- **WHAT NEEDS TO BE DONE**:
Find each line containing the string "this" and return it.

- **ROWS**:
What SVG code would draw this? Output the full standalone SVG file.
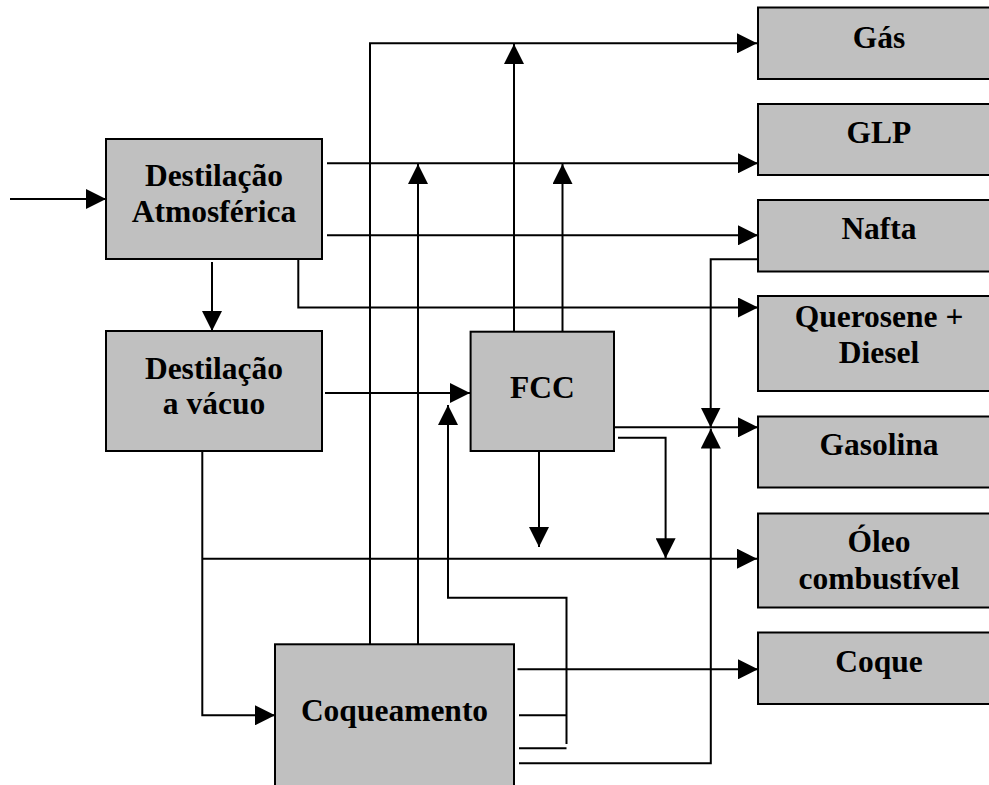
<svg xmlns="http://www.w3.org/2000/svg" width="989" height="785" viewBox="0 0 989 785">
<style>
.box{fill:#c0c0c0;stroke:#000;stroke-width:2}
.lbl{font-family:"Liberation Serif","Times New Roman",serif;font-weight:bold;font-size:31.5px;fill:#000;text-anchor:middle}
.ln{fill:none;stroke:#000;stroke-width:2}
.ar{fill:none;stroke:#000;stroke-width:2;marker-end:url(#ah)}
</style>
<defs>
<marker id="ah" markerUnits="userSpaceOnUse" markerWidth="20" markerHeight="20" refX="20" refY="10" orient="auto" viewBox="0 0 20 20">
<path d="M0,0 L20,10 L0,20 z" fill="#000"/>
</marker>
</defs>
<rect width="989" height="785" fill="#fff"/>
<g id="connectors">
<path class="ar" d="M10,199 H106"/>
<path class="ar" d="M327,163.3 H758"/>
<path class="ar" d="M327,235.3 H758"/>
<path class="ar" d="M298.3,259 V307.5 H758"/>
<path class="ar" d="M212,262 V331"/>
<path class="ar" d="M325,393 H470"/>
<path class="ar" d="M202.3,451 V715.3 H275"/>
<path class="ar" d="M202.3,558.7 H757"/>
<path class="ar" d="M370,644 V43.3 H757"/>
<path class="ar" d="M418,644 V164"/>
<path class="ar" d="M514,332 V44"/>
<path class="ar" d="M562.5,332 V164"/>
<path class="ar" d="M539,451 V547"/>
<path class="ar" d="M614,427.3 H758"/>
<path class="ar" d="M618,437.7 H665.6 V558.3"/>
<path class="ar" d="M758,259.3 H710.7 V427.5"/>
<path class="ar" d="M519,763.3 H710.8 V428.5"/>
<path class="ar" d="M517.5,669.3 H758"/>
<path class="ln" d="M519,715.3 H566.5"/>
<path class="ln" d="M519,748.3 H566.5"/>
<path class="ar" d="M566.5,744 V597.7 H448 V405"/>
</g>
<g id="node-atm">
<rect class="box" x="106" y="139" width="216" height="120"/>
<text class="lbl" x="214" y="185.7">Destilação</text>
<text class="lbl" x="214" y="221.7">Atmosférica</text>
</g>
<g id="node-vac">
<rect class="box" x="106" y="331" width="216" height="120"/>
<text class="lbl" x="214" y="379">Destilação</text>
<text class="lbl" x="214" y="414.3">a vácuo</text>
</g>
<g id="node-fcc">
<rect class="box" x="470.6" y="331.7" width="143.4" height="119.3"/>
<text class="lbl" x="542.3" y="398.3">FCC</text>
</g>
<g id="node-coq">
<rect class="box" x="275" y="644.3" width="239" height="160"/>
<text class="lbl" x="394.5" y="720.7">Coqueamento</text>
</g>
<g id="node-gas">
<rect class="box" x="758" y="7.5" width="250" height="71.5"/>
<text class="lbl" x="879" y="47.7">Gás</text>
</g>
<g id="node-glp">
<rect class="box" x="758" y="104" width="250" height="71"/>
<text class="lbl" x="879" y="143.3">GLP</text>
</g>
<g id="node-nafta">
<rect class="box" x="758" y="200" width="250" height="71.5"/>
<text class="lbl" x="879" y="239.3">Nafta</text>
</g>
<g id="node-querosene">
<rect class="box" x="758" y="296" width="250" height="95"/>
<text class="lbl" x="879" y="327.3">Querosene +</text>
<text class="lbl" x="879" y="362.7">Diesel</text>
</g>
<g id="node-gasolina">
<rect class="box" x="758" y="416.5" width="250" height="71"/>
<text class="lbl" x="879" y="455">Gasolina</text>
</g>
<g id="node-oleo">
<rect class="box" x="758" y="513.5" width="250" height="94"/>
<text class="lbl" x="879" y="552.3">Óleo</text>
<text class="lbl" x="879" y="589.3">combustível</text>
</g>
<g id="node-coque">
<rect class="box" x="758" y="632.5" width="250" height="71.5"/>
<text class="lbl" x="879" y="672">Coque</text>
</g>
</svg>
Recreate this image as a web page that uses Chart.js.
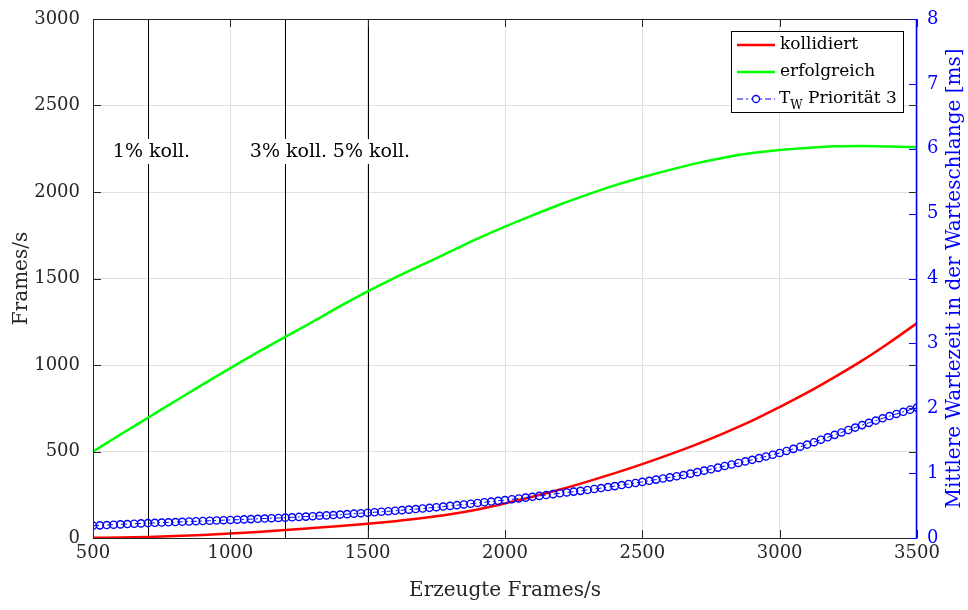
<!DOCTYPE html>
<html>
<head>
<meta charset="utf-8">
<script src="https://cdn.jsdelivr.net/npm/chart.js@4/dist/chart.umd.min.js"></script>
<style>
  html, body { margin: 0; padding: 0; background: #fff; }
  #wrap { width: 968px; height: 610px; }
</style>
</head>
<body>
<div id="wrap"><canvas id="c"></canvas></div>
<script>
// red/green curves, sampled every 100 frames/s
const xKoll = [500, 600, 700, 800, 900, 1000, 1100, 1200, 1300, 1400, 1500,
  1600, 1700, 1800, 1900, 2000, 2100, 2200, 2300, 2400, 2500,
  2600, 2700, 2800, 2900, 3000, 3100, 3200, 3300, 3400, 3500];
const kollidiert = [1, 3, 6, 11, 18, 26, 35, 46, 58, 70, 82,
  97, 115, 137, 165, 200, 238, 280, 326, 375, 427,
  483, 543, 608, 678, 757, 840, 930, 1025, 1130, 1242];
const erfolgreich = [500, 598, 695, 792, 888, 982, 1074, 1163, 1250, 1340, 1425,
  1505, 1580, 1655, 1730, 1800, 1865, 1928, 1985, 2038, 2085,
  2128, 2167, 2200, 2225, 2243, 2255, 2264, 2266, 2263, 2258];

// blue markers, every 25 frames/s
const xWarte = [500, 525, 550, 575, 600, 625, 650, 675, 700, 725, 750, 775,
  800, 825, 850, 875, 900, 925, 950, 975, 1000, 1025, 1050, 1075,
  1100, 1125, 1150, 1175, 1200, 1225, 1250, 1275, 1300, 1325, 1350, 1375,
  1400, 1425, 1450, 1475, 1500, 1525, 1550, 1575, 1600, 1625, 1650, 1675,
  1700, 1725, 1750, 1775, 1800, 1825, 1850, 1875, 1900, 1925, 1950, 1975,
  2000, 2025, 2050, 2075, 2100, 2125, 2150, 2175, 2200, 2225, 2250, 2275,
  2300, 2325, 2350, 2375, 2400, 2425, 2450, 2475, 2500, 2525, 2550, 2575,
  2600, 2625, 2650, 2675, 2700, 2725, 2750, 2775, 2800, 2825, 2850, 2875,
  2900, 2925, 2950, 2975, 3000, 3025, 3050, 3075, 3100, 3125, 3150, 3175,
  3200, 3225, 3250, 3275, 3300, 3325, 3350, 3375, 3400, 3425, 3450, 3475, 3500];
const warteP3 = [0.190, 0.195, 0.200, 0.205, 0.210, 0.215, 0.220, 0.225, 0.230, 0.234, 0.238, 0.242,
  0.246, 0.250, 0.254, 0.258, 0.262, 0.266, 0.270, 0.274, 0.278, 0.282, 0.287, 0.291,
  0.296, 0.300, 0.305, 0.309, 0.314, 0.319, 0.325, 0.330, 0.336, 0.342, 0.348, 0.354,
  0.361, 0.368, 0.375, 0.382, 0.390, 0.397, 0.405, 0.412, 0.420, 0.429, 0.437, 0.446,
  0.455, 0.465, 0.475, 0.485, 0.495, 0.506, 0.517, 0.528, 0.540, 0.551, 0.562, 0.573,
  0.585, 0.597, 0.610, 0.622, 0.635, 0.649, 0.662, 0.676, 0.690, 0.702, 0.715, 0.727,
  0.740, 0.755, 0.770, 0.785, 0.800, 0.816, 0.832, 0.848, 0.865, 0.882, 0.900, 0.917,
  0.935, 0.952, 0.970, 0.992, 1.015, 1.038, 1.060, 1.085, 1.110, 1.133, 1.157, 1.181,
  1.205, 1.231, 1.257, 1.283, 1.310, 1.342, 1.374, 1.407, 1.440, 1.477, 1.515, 1.552,
  1.590, 1.627, 1.665, 1.702, 1.740, 1.775, 1.810, 1.845, 1.880, 1.912, 1.945, 1.977, 2.010];

const markerX = [700, 1200, 1500];
const markerLabels = ["1% koll.", "3% koll.", "5% koll."];

const FONT = "'DejaVu Serif', serif";
const INK = "#262626";
const BLUE = "#0000ff";

const pts = (xs, ys) => xs.map((x, i) => ({ x: x, y: ys[i] }));
const plain = v => String(v);
function noPad(s) {
  s.paddingTop = 0; s.paddingBottom = 0; s.paddingLeft = 0; s.paddingRight = 0;
}

const decor = {
  id: "decor",
  beforeDatasetsDraw(chart) {
    const { ctx, chartArea: a, scales } = chart;
    ctx.save();
    ctx.strokeStyle = "#000";
    ctx.lineWidth = 1;
    ctx.font = "19px " + FONT;
    ctx.textAlign = "center";
    ctx.textBaseline = "middle";
    markerX.forEach((v, i) => {
      const px = Math.round(scales.x.getPixelForValue(v)) + 0.5;
      ctx.beginPath();
      ctx.moveTo(px, a.top);
      ctx.lineTo(px, a.bottom);
      ctx.stroke();
      const w = ctx.measureText(markerLabels[i]).width;
      const cx = px + 3;
      ctx.fillStyle = "#fff";
      ctx.fillRect(cx - w / 2 - 3, 139, w + 6, 25);
      ctx.fillStyle = "#000";
      ctx.fillText(markerLabels[i], cx, 152);
    });
    ctx.restore();
  },
  afterDraw(chart) {
    const { ctx, chartArea: a, scales } = chart;
    ctx.save();
    // frame
    ctx.lineWidth = 1;
    ctx.strokeStyle = INK;
    ctx.beginPath();
    ctx.moveTo(a.left + 0.5, a.bottom + 0.5);
    ctx.lineTo(a.left + 0.5, a.top + 0.5);
    ctx.lineTo(a.right, a.top + 0.5);
    ctx.moveTo(a.left, a.bottom + 0.5);
    ctx.lineTo(a.right, a.bottom + 0.5);
    ctx.stroke();
    ctx.strokeStyle = BLUE;
    ctx.lineWidth = 1.5;
    ctx.beginPath();
    ctx.moveTo(a.right - 0.5, a.top);
    ctx.lineTo(a.right - 0.5, a.bottom + 1);
    ctx.stroke();

    // inward ticks
    const len = 8;
    ctx.lineWidth = 1;
    ctx.strokeStyle = INK;
    ctx.beginPath();
    scales.x.ticks.forEach(t => {
      const px = Math.round(scales.x.getPixelForValue(t.value)) + 0.5;
      ctx.moveTo(px, a.bottom); ctx.lineTo(px, a.bottom - len);
      ctx.moveTo(px, a.top); ctx.lineTo(px, a.top + len);
    });
    scales.y.ticks.forEach(t => {
      const py = Math.round(scales.y.getPixelForValue(t.value)) + 0.5;
      ctx.moveTo(a.left, py); ctx.lineTo(a.left + len, py);
      ctx.moveTo(a.right, py); ctx.lineTo(a.right - len, py);
    });
    ctx.stroke();
    ctx.strokeStyle = BLUE;
    ctx.beginPath();
    scales.y2.ticks.forEach(t => {
      const py = Math.round(scales.y2.getPixelForValue(t.value)) + 0.5;
      ctx.moveTo(a.right, py); ctx.lineTo(a.right - len, py);
    });
    ctx.stroke();

    // axis titles
    ctx.font = "20px " + FONT;
    ctx.textAlign = "center";
    ctx.textBaseline = "middle";
    ctx.fillStyle = INK;
    ctx.fillText("Erzeugte Frames/s", (a.left + a.right) / 2, 591);
    ctx.save();
    ctx.translate(22, (a.top + a.bottom) / 2);
    ctx.rotate(-Math.PI / 2);
    ctx.fillText("Frames/s", 0, 0);
    ctx.restore();
    ctx.save();
    ctx.fillStyle = BLUE;
    ctx.translate(955, (a.top + a.bottom) / 2);
    ctx.rotate(-Math.PI / 2);
    ctx.fillText("Mittlere Wartezeit in der Warteschlange [ms]", 0, 0);
    ctx.restore();

    // legend
    const bx = 731.5, by = 31.5, bw = 172, bh = 81;
    ctx.fillStyle = "#fff";
    ctx.fillRect(bx, by, bw, bh);
    ctx.strokeStyle = "#000";
    ctx.lineWidth = 1;
    ctx.strokeRect(bx, by, bw, bh);
    const ds = chart.data.datasets;
    const rows = [45, 72, 99];
    ctx.font = "17px " + FONT;
    ctx.textAlign = "left";
    ctx.fillStyle = "#000";
    [0, 1].forEach(i => {
      ctx.strokeStyle = ds[i].borderColor;
      ctx.lineWidth = 2.5;
      ctx.beginPath();
      ctx.moveTo(737, rows[i]);
      ctx.lineTo(775, rows[i]);
      ctx.stroke();
      ctx.fillText(ds[i].label, 780, rows[i]);
    });
    const yb = rows[2];
    ctx.strokeStyle = BLUE;
    ctx.lineWidth = 1;
    ctx.setLineDash([6, 3, 2, 3]);
    ctx.beginPath();
    ctx.moveTo(737, yb);
    ctx.lineTo(775, yb);
    ctx.stroke();
    ctx.setLineDash([]);
    ctx.lineWidth = 1.3;
    ctx.fillStyle = "#fff";
    ctx.beginPath();
    ctx.arc(756, yb, 3.5, 0, Math.PI * 2);
    ctx.fill();
    ctx.stroke();
    ctx.fillStyle = "#000";
    ctx.fillText("T", 779, yb);
    let tx = 779 + ctx.measureText("T").width;
    ctx.font = "12px " + FONT;
    ctx.fillText("W", tx, yb + 7);
    tx += ctx.measureText("W").width;
    ctx.font = "17px " + FONT;
    ctx.fillText(" Priorität 3", tx, yb);
    ctx.restore();
  }
};

new Chart(document.getElementById("c"), {
  type: "line",
  data: {
    datasets: [
      {
        label: "kollidiert",
        data: pts(xKoll, kollidiert),
        yAxisID: "y",
        borderColor: "#ff0000",
        borderWidth: 2.5,
        pointRadius: 0,
        cubicInterpolationMode: "monotone",
        order: 1
      },
      {
        label: "erfolgreich",
        data: pts(xKoll, erfolgreich),
        yAxisID: "y",
        borderColor: "#00ff00",
        borderWidth: 2.5,
        pointRadius: 0,
        cubicInterpolationMode: "monotone",
        order: 2
      },
      {
        label: "T_W Priorität 3",
        data: pts(xWarte, warteP3),
        yAxisID: "y2",
        borderColor: BLUE,
        borderWidth: 1,
        borderDash: [6, 3, 2, 3],
        pointRadius: 3.6,
        pointBorderWidth: 1.4,
        pointBorderColor: BLUE,
        pointBackgroundColor: "rgba(0,0,0,0)",
        order: 0
      }
    ]
  },
  options: {
    responsive: true,
    maintainAspectRatio: false,
    animation: false,
    devicePixelRatio: 1,
    layout: { padding: { top: 19, left: 0, right: 0, bottom: 0 } },
    plugins: { legend: { display: false }, tooltip: { enabled: false } },
    scales: {
      x: {
        type: "linear",
        min: 500,
        max: 3500,
        ticks: { stepSize: 500, color: INK, font: { family: FONT, size: 18 }, padding: 5, maxRotation: 0, callback: plain },
        grid: { color: "#e0e0e0", drawTicks: false },
        border: { display: false },
        afterFit(s) { s.height = 72; noPad(s); }
      },
      y: {
        position: "left",
        min: 0,
        max: 3000,
        ticks: { stepSize: 500, color: INK, font: { family: FONT, size: 18 }, padding: 13, callback: plain },
        grid: { color: "#e0e0e0", drawTicks: false },
        border: { display: false },
        afterFit(s) { s.width = 93; noPad(s); }
      },
      y2: {
        position: "right",
        min: 0,
        max: 8,
        ticks: { stepSize: 1, color: BLUE, font: { family: FONT, size: 18 }, padding: 10, callback: plain },
        grid: { display: false, drawTicks: false },
        border: { display: false },
        afterFit(s) { s.width = 51; noPad(s); }
      }
    }
  },
  plugins: [decor]
});
</script>
</body>
</html>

- **TASK SOLUTION**:
What SVG code would draw this? Output the full standalone SVG file.
Recreate this image as a web page that uses Chart.js.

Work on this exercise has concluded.